GM plant closings, layoffs indicate a cooling U.S. economy
General Motors' decision to close five plants and lay off tens of thousands of workers in the U.S. and Canada is another warning sign for the mainly healthy U.S. economy. GM's bid to cut $6 billion in yearly costs and focus on making larger SUVs instead of sedans signal that the largest U.S. automaker is taking steps to gird itself before an economic downturn forces its hand.
"We recognize the need to stay in front of changing market conditions," GM Chairman and CEO Mary Barra said in a statement announcing the reductions.
This gearing up for what GM sees ahead is an indication that the long-running U.S. economic expansion is losing steam, and the trade war isn't helping.
Those changing market forces include declining U.S. vehicle sales (they peaked in 2016) and rising costs of raw materials due to U.S. tariffs on imported steel and aluminum. GM's main rival Ford, for one, has said it took a $1 billion hit due to the trade policies, and it plans to reduce its salaried workforce by the second quarter of 2019.
Tariffs hurting automakers
"It is becoming increasingly clear that the trade war with China is hurting manufacturers in both countries," Ian Shepherdson, chief economist at Pantheon Macroeconomics, wrote in a recent research note. "Large automakers like GM are facing the brunt of these tariffs," Gregory Daco, chief U.S. economist at Oxford Economics, told CBS MoneyWatch.
U.S. economic conditions are robust enough to curtail a slew of companies from following GM's lead, but some would still likely make cost-cutting moves in the months ahead, Daco said, "especially if you look out to 2019 and 2020."
The closures are symbolic of broader developments in the U.S. economy, according to the economist. "Yes, we have strong fundamentals in the labor market and employment, a strong consumer spending environment, and the business environment remains strong," Daco said. "But uncertainty over trade policy -- and tariffs on steel and aluminum -- are weighing on sentiment and input costs."
Heavy metal
Caterpillar is among U.S. manufacturers to cite increased expenses from the trade war. The construction-equipment maker recently warned that manufacturing costs had risen due to higher material and freight prices. Consumer-goods giant Honeywell has also said it anticipates taking on hundreds of millions of dollars in new tariff-related costs.
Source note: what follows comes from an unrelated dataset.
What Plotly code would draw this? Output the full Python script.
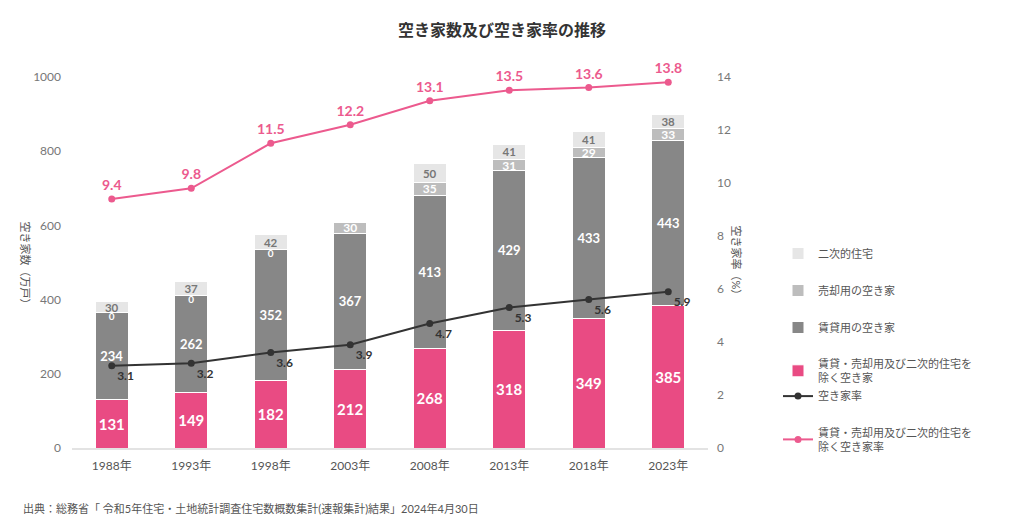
import plotly.graph_objects as go

years = ["1988年", "1993年", "1998年", "2003年", "2008年", "2013年", "2018年", "2023年"]
other_vacant = [131, 149, 182, 212, 268, 318, 349, 385]
rental = [234, 262, 352, 367, 413, 429, 433, 443]
for_sale = [0, 0, 0, 30, 35, 31, 29, 33]
secondary = [30, 37, 42, None, 50, 41, 41, 38]
vacancy_rate = [9.4, 9.8, 11.5, 12.2, 13.1, 13.5, 13.6, 13.8]
other_rate = [3.1, 3.2, 3.6, 3.9, 4.7, 5.3, 5.6, 5.9]

left_ticks = [0, 200, 400, 600, 800, 1000]
right_ticks = [0, 2, 4, 6, 8, 10, 12, 14]

PINK = "#E94B83"
PINK_LINE = "#EC5A8E"
DARK = "#878787"
MID = "#BDBDBD"
LIGHT = "#E6E6E6"
FONT = "Lato, Noto Sans CJK JP, sans-serif"

W, H = 1024, 527
OFF = 8  # page body margin
PL, PR, PT, PB = 72 - OFF, 708 - OFF, 77 - OFF, 448 - OFF
PW, PH = PR - PL, PB - PT


def px_x(x):
    return (x - OFF - PL) / PW


def px_y(y):
    return (PB - (y - OFF)) / PH


fig = go.Figure()

bar_line = dict(color="white", width=1)
common_bar = dict(textposition="inside", insidetextanchor="middle", textangle=0,
                  constraintext="none", hoverinfo="x+y")

fig.add_trace(go.Bar(
    x=years, y=other_vacant, name="賃貸・売却用及び二次的住宅を<br>除く空き家",
    marker=dict(color=PINK, line=bar_line),
    text=[str(v) for v in other_vacant],
    textfont=dict(color="white", size=15, family=FONT, weight="bold"),
    legendgroup="g4", legendrank=4, **common_bar,
))
fig.add_trace(go.Bar(
    x=years, y=rental, name="賃貸用の空き家",
    marker=dict(color=DARK, line=bar_line),
    text=[str(v) for v in rental],
    textfont=dict(color="white", size=13, family=FONT, weight="bold"),
    legendgroup="g3", legendrank=3, **common_bar,
))
fig.add_trace(go.Bar(
    x=years, y=for_sale, name="売却用の空き家",
    marker=dict(color=MID, line=bar_line),
    text=[str(v) if v else "" for v in for_sale],
    textfont=dict(color="white", size=12, family=FONT, weight="bold"),
    legendgroup="g2", legendrank=2, **common_bar,
))
fig.add_trace(go.Bar(
    x=years, y=secondary, name="二次的住宅",
    marker=dict(color=LIGHT, line=bar_line),
    text=[str(v) if v else "" for v in secondary],
    textfont=dict(color="#777777", size=11.5, family=FONT, weight="bold"),
    legendgroup="g1", legendrank=1, **common_bar,
))

# "0" labels for zero-height 売却用 segments
zx = [y for y, v in zip(years, for_sale) if v == 0]
zy = [o + r for o, r, v in zip(other_vacant, rental, for_sale) if v == 0]
fig.add_trace(go.Scatter(
    x=zx, y=zy, mode="text", text=["0"] * len(zx), textposition="bottom center",
    textfont=dict(color="white", size=10, family=FONT, weight="bold"),
    showlegend=False, hoverinfo="skip", cliponaxis=False,
))

fig.add_trace(go.Scatter(
    x=years, y=other_rate, name="空き家率", yaxis="y2",
    mode="lines+markers+text", line=dict(color="#333333", width=2),
    marker=dict(color="#333333", size=7),
    text=[f"{v:.1f}" for v in other_rate], textposition="bottom right",
    textfont=dict(color="#333333", size=12, family=FONT, weight="bold"),
    legendgroup="g4", legendrank=5, cliponaxis=False,
))
fig.add_trace(go.Scatter(
    x=years, y=vacancy_rate, name="賃貸・売却用及び二次的住宅を<br>除く空き家率", yaxis="y2",
    mode="lines+markers+text", line=dict(color=PINK_LINE, width=2),
    marker=dict(color=PINK_LINE, size=7),
    text=[f"{v:.1f}" for v in vacancy_rate], textposition="top center",
    textfont=dict(color=PINK_LINE, size=14, family=FONT, weight="bold"),
    legendgroup="g6", legendrank=6, cliponaxis=False,
))

fig.update_layout(
    width=W, height=H,
    margin=dict(l=PL, r=W - PR, t=PT, b=H - PB, autoexpand=False),
    paper_bgcolor="white", plot_bgcolor="white",
    barmode="stack", bargap=0.585,
    font=dict(family=FONT, color="#666666", size=12),
    title=dict(text="<b>空き家数及び空き家率の推移</b>", x=(502 - OFF) / W, xanchor="center",
               y=1 - (30 - OFF) / H, yanchor="middle",
               font=dict(size=16, color="#333333", family=FONT)),
    xaxis=dict(showline=True, linecolor="#E3E3E3", linewidth=2, ticks="",
               tickfont=dict(size=12, color="#555555"), showgrid=False,
               ticklabelstandoff=6),
    yaxis=dict(range=[0, 1000], tickvals=left_ticks, showgrid=False, zeroline=False,
               tickfont=dict(size=12, color="#777777"), ticklabelstandoff=10),
    yaxis2=dict(range=[0, 14], tickvals=right_ticks, overlaying="y", side="right",
                showgrid=False, zeroline=False,
                tickfont=dict(size=12, color="#777777"), ticklabelstandoff=8),
    legend=dict(x=px_x(778), xanchor="left", y=px_y(239), yanchor="top",
                traceorder="grouped", tracegroupgap=18,
                font=dict(size=11, color="#555555", family=FONT),
                itemwidth=30, bgcolor="rgba(0,0,0,0)"),
    showlegend=True,
    annotations=[
        dict(text="空き家数（万戸）", xref="paper", yref="paper",
             x=px_x(17), y=px_y(265), showarrow=False, textangle=90,
             font=dict(size=11, color="#555555")),
        dict(text="空き家率（%）", xref="paper", yref="paper",
             x=px_x(745), y=px_y(263), showarrow=False, textangle=90,
             font=dict(size=11, color="#555555")),
        dict(text="出典：総務省「 令和5年住宅・土地統計調査住宅数概数集計(速報集計)結果」2024年4月30日",
             xref="paper", yref="paper", x=px_x(21), xanchor="left",
             y=px_y(508), yanchor="middle", showarrow=False,
             font=dict(size=11, color="#555555")),
    ],
)

fig.write_html("out.html")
In addition to uncertainty about tariffs, other headwinds for U.S. companies include increased borrowing costs as interest rates rise and moderating global demand. And while Washington and Beijing could be in for an extended trade war, the incoming Congress is less likely than its current membership to add further to the corporate tax cuts that have bolstered the economy.
Recent economic data has been generally strong, but it's also shedding light on trouble spots, such as higher mortgage rates crimping demand for housing. Weakness in that market is expected to spread to other rate-sensitive areas.
A report last week showed that the slowdown in orders for U.S. durable goods continued for a third consecutive month in October. "The drop in oil prices will soon begin to make things worse, pushing down [capital expenditures] in the sector," noted Pantheon's Shepherdson.
Given that manufacturing accounts for just 12 percent of U.S. GDP and 9 percent of payrolls, it would be "hard for the sector to depress the whole economy materially, though a sustained softening would take the edge off overall growth," he added.
Chain reactions
"The effects of these types of trade tensions actually filter through the broader economy," said Oxford's Daco, who noted that as goods affected by tariffs become more expensive, spending is curtailed and companies adopt a more cautious approach in planning for the future.
The U.S. economy expanded at an estimated 3.5 percent clip in the third quarter, after increasing 4.2 percent in the second. Fourth-quarter GDP growth is currently tracking at 2.5 percent, according to analysts at IHS Markit. Most economists expect the U.S. will slow in 2019, with Goldman Sachs projecting GDP growth will slip to a 2.5 percent pace in 2919 from 2.9 percent in 2018.
The International Monetary Fund now projects global growth at 3.7 percent for 2018 and 2019, 2 percentage points lower than its forecast in April.